Many industrial installations were commissioned with always-on remote access configured for the OEM or system integrator. VNC ports left exposed, RDP enabled on engineering workstations, or jump servers with shared credentials that were never rotated after handover.

This is one of the most common initial access vectors in OT incidents. Attackers do not need to compromise the plant network directly if a maintenance pathway is perpetually open on a publicly routable address.

The corrective pattern is well established: replace permanent connectivity with session-initiated, time-limited access. Solutions based on encrypted tunnels that are broker-mediated and require explicit approval for each session eliminate the persistent exposure while preserving vendor support capability. Multi-factor authentication on every remote access pathway to OT systems is non-negotiable.

  1. No asset inventory, so no baseline for anomaly detection

You cannot detect abnormal behaviour on a network you have not enumerated. Many OT environments lack a current, complete inventory of connected assets, partly because devices are added incrementally over years, partly because legacy controllers do not respond to standard discovery probes, and partly because the task is perceived as a one-off exercise rather than a continuous process.

Without a baseline, intrusion detection systems have no reference point. Traffic that looks unusual to a human analyst looks indistinguishable from normal operations to a tool that has never seen normal operations.

Passive network monitoring tools designed for OT, those that observe traffic without generating queries that could disturb sensitive controllers, can build asset inventories automatically. Platforms such as Claroty, Nozomi Networks, and Dragos are designed precisely for this. The output is both a security asset and a compliance asset: NIS2 requires organisations classified as essential or important entities to maintain documented risk assessments of their OT environments. If you are unsure whether your organisation falls within scope, the NIS2 OT Security Check provides a structured starting point for assessing your classification and readiness.

  1. Treating OT security as an IT responsibility alone

The most persistent structural mistake is organisational rather than technical. IT security teams understand firewalls, endpoint detection, and identity management. They typically do not understand the operational constraints of a DCS, the implications of a watchdog timeout on a safety-instrumented system, or why a patch that is trivial to deploy on a Windows server may be untestable on a controller running a 15-year-old firmware version.

When OT security is delegated entirely to the IT security function, the result is either inappropriate controls that create availability risk on the floor, or a stalemate where nothing is implemented because the IT team lacks the authority to act without OT sign-off and the OT team lacks the remit to act at all.

Effective OT security requires a joint model: IT security brings the threat intelligence, tooling, and governance frameworks; OT engineering brings process knowledge, safety constraints, and the authority to implement changes on the floor.

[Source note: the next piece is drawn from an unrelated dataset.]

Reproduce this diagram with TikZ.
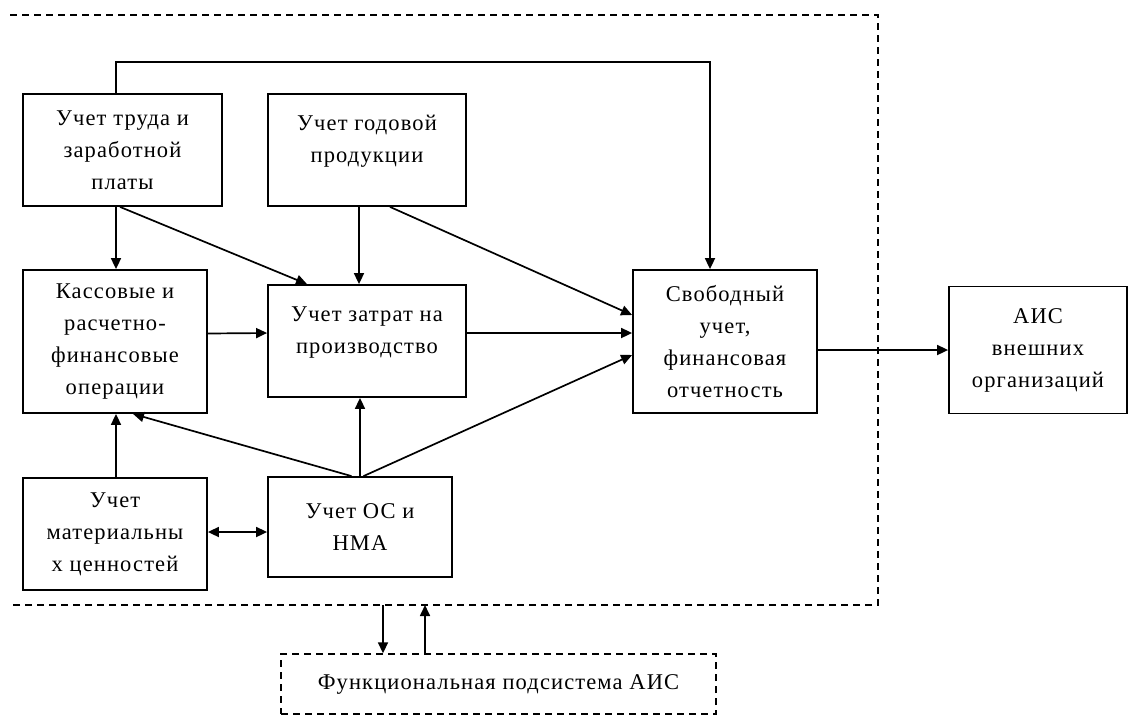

The programme needs a named owner who sits at the intersection of both functions, and executive sponsorship that treats OT security as a business continuity issue, not a technology project.

Where to start

Organisations without a formal OT security programme rarely need to address all five areas simultaneously. A pragmatic starting point is a network architecture review: map what is connected, identify where OT traffic crosses into IT or cloud infrastructure, and assess the security posture of those crossing points.

The connectivity layer, the servers and gateways that aggregate data from field devices and expose it northbound, is almost always the highest-priority finding. Locking down that layer, enforcing authenticated and encrypted protocols, and ensuring it is appropriately segmented from both the field network and the IT network addresses the largest share of realistic attack surface in most industrial environments.

The remaining items, vendor access controls, asset inventory, anomaly detection, and governance structure, can be sequenced over a programme of six to twelve months without requiring production downtime or capital expenditure on new control hardware.